Feeding the Eagles

“She gets up and goes quietly into the bedroom to see if her grandmother is all right. If only she would find her dead, gone off peacefully in her sleep. But she is only sleeping, her mouth open, her hook nose emitting the belabored sound of breath. Miriam bends closer, to see what the eye will see: the blackheads of her nose, the white hairs sprouting from her chin, the worn silk of skin. And with her hair bound in curlers her face is all the more exposed. Miriam realizes she hardly knows what her grandmother looks like she is so used to her. The sight of her naked face now is as awesome to Miriam as some ancient artifact she might see in a museum, and as familiar as a glass of milk.”

Feeding the Eagles is about loyalty and honesty, attachment to people and place, love and the inevitable losses of life. The eleven inter-related stories feature Miriam Batson, a native Southerner transplanted to the Midwest through marriage, as she confronts and comes to terms with the shifting ground of her life. Each of the stories is carried by a rich and mature narrative voice, infused with wry humor and the power of keen observation.

Readers' Responses to "Feeding the Eagles"

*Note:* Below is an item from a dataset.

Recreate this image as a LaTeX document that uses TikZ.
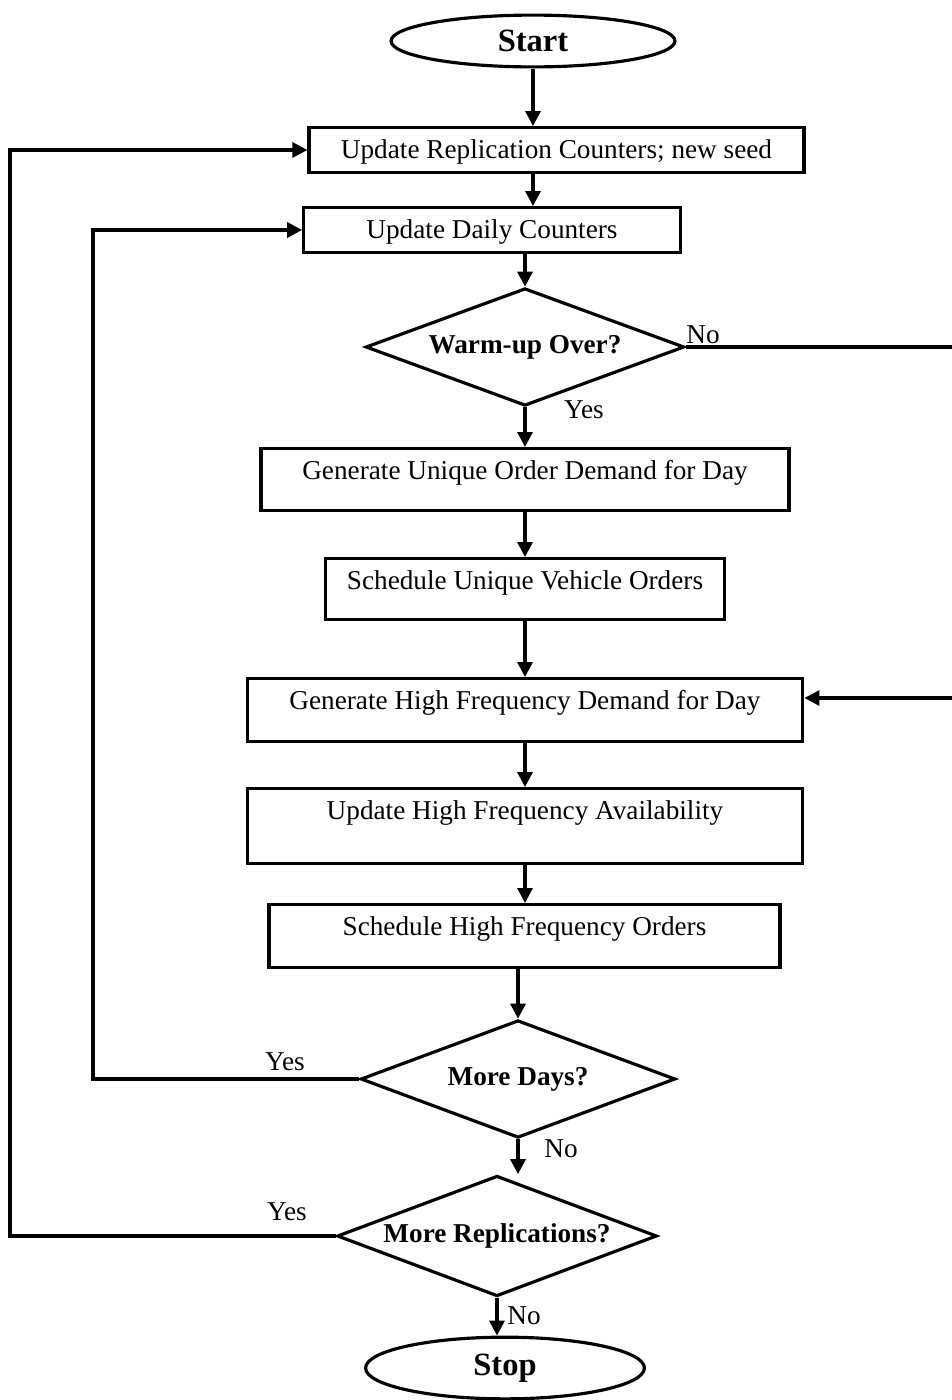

“In Feeding the Eagles, Paulette Bates Alden makes a debut that shows her as a subtle and accomplished writer…. She never tears a passion to tatters, and yet almost every story is a high tension line of emotion…”
— Wallace Stegner

 

“Paulette Bates Alden’s writing is honest, penetrating, and quietly wise…. Alden refuses to reach for effect, but insists instead on the emotions and meaning that reify small moments and everyday life.”
— Scott Turow

 

“In their stately flow, these tales are quietly effective.”
— Publishers Weekly

“Throw in a few transitions and Feeding the Eagles, a first collection of short stories by Paulette Bates Alden, could easily be a novel. That’s how tightly woven the 11 stories are. Yet by sticking to short stories, Ms. Alden – a native of South Carolina now living in Minneapolis and teaching at the University of Minnesota – is able to vary the mood and the outlook of her tales, making this a nimble yet multilayered look at the trade-offs necessary to become an adult”
— David Dawson, New York Times Book Review

 

“…a wise and insightful collection of short fiction… This is a book about becoming, and it deals in simple, charged language with the complex nature of human growth, and the raw, necessary forms of death from which new life must emerge.”